Carmakers are having to make huge investments into cleaner and self-driving technologies just as demand in China, the world’s biggest auto market, is falling and a trade war between Washington and Beijing is curbing global economic growth.
German rival Daimler (DAIGn.DE) and industry supplier Continental (CONG.DE) have both recently issued profit warnings, although Fiat Chrysler (FCHA.MI) and Volkswagen (VOWG_p.DE) stuck to their 2019 forecasts.
BMW said earnings before interest and taxes (EBIT) fell to 2.2 billion euros ($2.4 billion) in second quarter, hit by the cost of trying to meet stricter emissions rules due in 2021.
Investments in property, plant and equipment jumped 39% as the company opened a factory in Mexico and retooled its plants to introduce more flexible production lines help it double sales of electric and hybrid cars by 2021.
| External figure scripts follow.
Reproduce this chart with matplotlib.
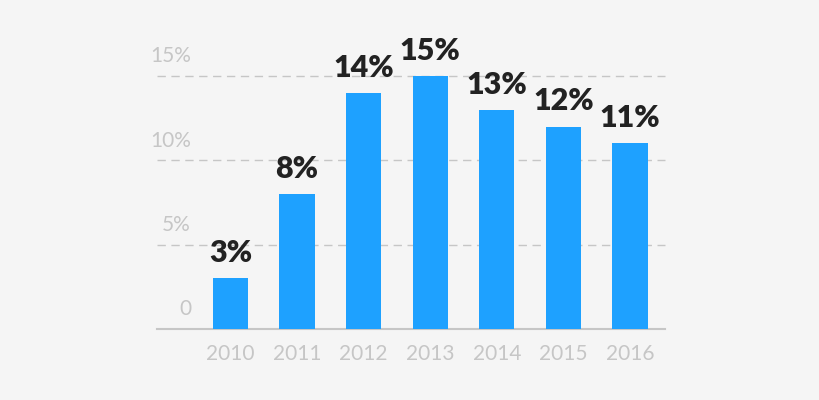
import matplotlib.pyplot as plt
from matplotlib.transforms import blended_transform_factory

years = ['2010', '2011', '2012', '2013', '2014', '2015', '2016']
values = [3, 8, 14, 15, 13, 12, 11]
ytick_values = [0, 5, 10, 15]
ytick_labels = ['0', '5%', '10%', '15%']

bg = '#f5f5f5'
bar_color = '#1ea1ff'
light_gray = '#c6c6c6'
dark = '#222222'

plt.rcParams['font.family'] = ['Lato', 'DejaVu Sans']

fig = plt.figure(figsize=(8.2, 4.0), dpi=100, facecolor=bg)
ax = fig.add_axes([157 / 820, 71 / 400, 508 / 820, 253 / 400])
ax.set_facecolor(bg)

x = list(range(len(years)))
ax.bar(x, values, width=0.53, color=bar_color, zorder=3)
ax.set_xlim(-1.104, 6.526)
ax.set_ylim(0, 15)

for v in ytick_values[1:]:
    ax.axhline(v, color=light_gray, lw=1, linestyle=(0, (6, 4)), zorder=1, clip_on=False)

for s in ['top', 'right', 'left']:
    ax.spines[s].set_visible(False)
ax.spines['bottom'].set_color(light_gray)
ax.spines['bottom'].set_linewidth(1.5)

ax.set_yticks([])
ax.set_xticks(x)
ax.set_xticklabels(years, fontsize=15, color=light_gray)
ax.tick_params(axis='x', length=0, pad=11)

trans = blended_transform_factory(ax.transAxes, ax.transData)
for v, lab in zip(ytick_values, ytick_labels):
    ax.annotate(lab, xy=(0.067, v), xycoords=trans, xytext=(0, 7),
                textcoords='offset points', ha='right', va='bottom',
                fontsize=15, color=light_gray, annotation_clip=False)

for xi, v in zip(x, values):
    ax.annotate(f'{v}%', xy=(xi, v), xytext=(0, 8), textcoords='offset points',
                ha='center', va='bottom', fontsize=22, fontweight='heavy',
                color=dark, annotation_clip=False)

fig.savefig('out.png', dpi=100, facecolor=bg)
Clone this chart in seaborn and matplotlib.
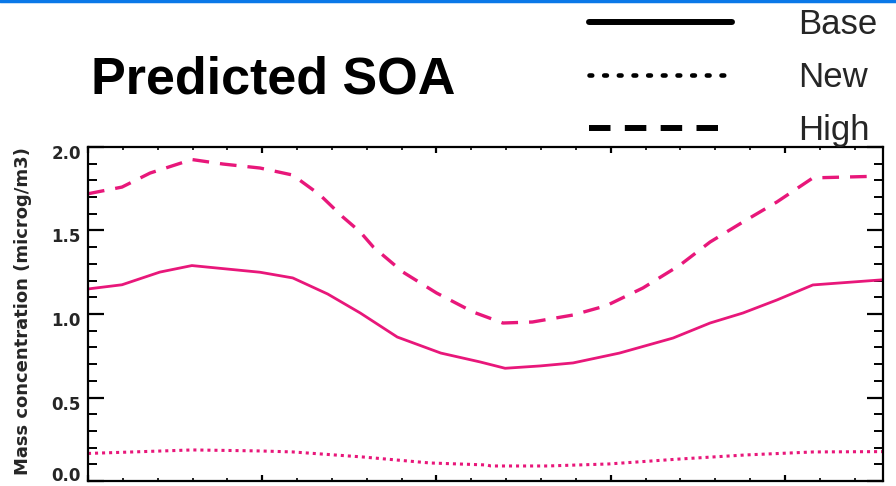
import matplotlib
matplotlib.use("Agg")
import matplotlib.pyplot as plt
from matplotlib.lines import Line2D
import matplotlib.transforms as mtransforms
import seaborn as sns
import numpy as np

# ---------------- data (day of year, microg/m3) ----------------
base_day = [0, 15.6, 33, 47.7, 79, 94, 110, 125, 142, 162, 180, 191.5, 207.6,
            222.7, 244, 268.6, 285.6, 300.7, 316.3, 332.8, 365]
base_val = [1.15, 1.175, 1.251, 1.29, 1.25, 1.216, 1.12, 1.006, 0.862, 0.766,
            0.713, 0.675, 0.689, 0.707, 0.766, 0.856, 0.946, 1.006, 1.084,
            1.174, 1.205]

high_day = [0, 15.6, 28.5, 47.7, 62, 79, 94, 106.5, 117, 125, 131, 144.6, 160,
            176.8, 190.5, 204, 222.7, 238, 254.8, 271.8, 285.6, 300.7, 316.3,
            332.8, 362.3]
high_val = [1.72, 1.76, 1.844, 1.925, 1.898, 1.874, 1.832, 1.713, 1.581, 1.491,
            1.401, 1.251, 1.126, 1.012, 0.946, 0.952, 0.994, 1.05, 1.156,
            1.293, 1.431, 1.551, 1.671, 1.815, 1.825]

new_day = [0, 48, 79, 94, 126, 157, 183, 185, 211, 239, 272, 302, 333, 365]
new_val = [0.165, 0.186, 0.18, 0.174, 0.144, 0.108, 0.096, 0.09, 0.09, 0.102,
           0.132, 0.156, 0.174, 0.176]

series_names = ["Base", "New", "High"]
title_text = "Predicted SOA"
ylabel_text = "Mass concentration (microg/m3)"
yticks = [0.0, 0.5, 1.0, 1.5, 2.0]
ytick_labels = ["0.0", "0.5", "1.0", "1.5", "2.0"]

# ---------------- style ----------------
sns.set_theme(style="white")
plt.rcParams["font.family"] = ["Liberation Sans", "DejaVu Sans"]

PINK = "#e8177a"
W, H, DPI = 896, 486, 100
fig = plt.figure(figsize=(W / DPI, H / DPI), dpi=DPI)
fig.patch.set_facecolor("white")

ax = fig.add_axes([88 / W, 1 - 481 / H, (883 - 88) / W, (481 - 147) / H])

sns.lineplot(x=base_day, y=base_val, ax=ax, color=PINK, lw=2.0,
             linestyle="-", estimator=None, sort=False)
sns.lineplot(x=new_day, y=new_val, ax=ax, color=PINK, lw=2.2,
             linestyle=(0, (1, 1.3)), estimator=None, sort=False)
sns.lineplot(x=high_day, y=high_val, ax=ax, color=PINK, lw=2.4,
             linestyle=(0, (5, 3.3)), estimator=None, sort=False)

ax.set_xlim(0, 365)
ax.set_ylim(0, 2.0)
ax.set_xticks(np.arange(0, 366, 80))
ax.set_xticks(np.arange(0, 366, 16), minor=True)
ax.set_xticklabels([])
ax.set_yticks(yticks)
ax.set_yticklabels(ytick_labels, fontsize=12, fontweight="bold",
                   family=["DejaVu Sans"])
ax.set_yticks(np.arange(0, 2.001, 0.1), minor=True)

ax.tick_params(axis="y", which="major", direction="in", length=11.5, width=1.6,
               left=True, right=True, pad=5, color="black")
ax.tick_params(axis="y", which="minor", direction="in", length=6.5, width=1.4,
               left=True, right=True, color="black")
ax.tick_params(axis="x", which="major", direction="in", length=4.5, width=1.6,
               bottom=True, top=True, color="black")
ax.tick_params(axis="x", which="minor", direction="in", length=2, width=1.2,
               bottom=True, top=True, color="black")
for s in ax.spines.values():
    s.set_visible(True)
    s.set_color("black")
    s.set_linewidth(1.6)

# IDL-like label placement: labels sit a little below their ticks, bottom one above
for lab, val in zip(ax.get_yticklabels(), yticks):
    dy = 7 if val == 0.0 else -5
    lab.set_transform(lab.get_transform() +
                      mtransforms.ScaledTranslation(0, dy / DPI, fig.dpi_scale_trans))

ax.set_xlabel("")
ax.set_ylabel(ylabel_text, fontsize=13, fontweight="bold", family=["DejaVu Sans"])
ax.yaxis.set_label_coords((32 - 88) / (883 - 88), 0.51)

# title
fig.text(91 / W, 1 - 93 / H, title_text, fontsize=37.5, fontweight="bold",
         ha="left", va="baseline", color="black")

# legend
handles = [
    Line2D([], [], color="black", lw=4.3, linestyle="-"),
    Line2D([], [], color="black", lw=3.3, linestyle=(0, (0.6, 2.6)),
           dash_capstyle="round"),
    Line2D([], [], color="black", lw=4.3, linestyle=(0, (3.6, 2.4))),
]
leg = fig.legend(handles, series_names, loc="upper left",
                 bbox_to_anchor=(586 / W, 1 - 5 / H), frameon=False,
                 fontsize=25, handlelength=4.1, handletextpad=1.9,
                 labelspacing=0.57, borderaxespad=0, borderpad=0.1)

# slide top border
fig.add_artist(Line2D([0, 1], [1 - 1.5 / H, 1 - 1.5 / H], transform=fig.transFigure,
                      color="#0a78e8", lw=2.5))

fig.savefig("out.png", dpi=DPI, facecolor="white")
The Munich-based company said the operating margin at its automotive division fell to 6.5% from 8.6% a year earlier, despite a 1.5% rise in vehicle sales over the same period.
But analysts said the margin compared favorably with Mercedes-Benz’s 3.6% and Audi’s 8% given BMW sees higher volumes and a better mix of model sales in the second half of the year.
BMW reiterated its forecast for a significant decrease in group profit before tax in 2019 as well as a slight increase in vehicle deliveries, and an EBIT margin of 4.5%-6.5% in the automotive division.
At 1015 GMT, its shares were up 1.2% at 67.62 euros.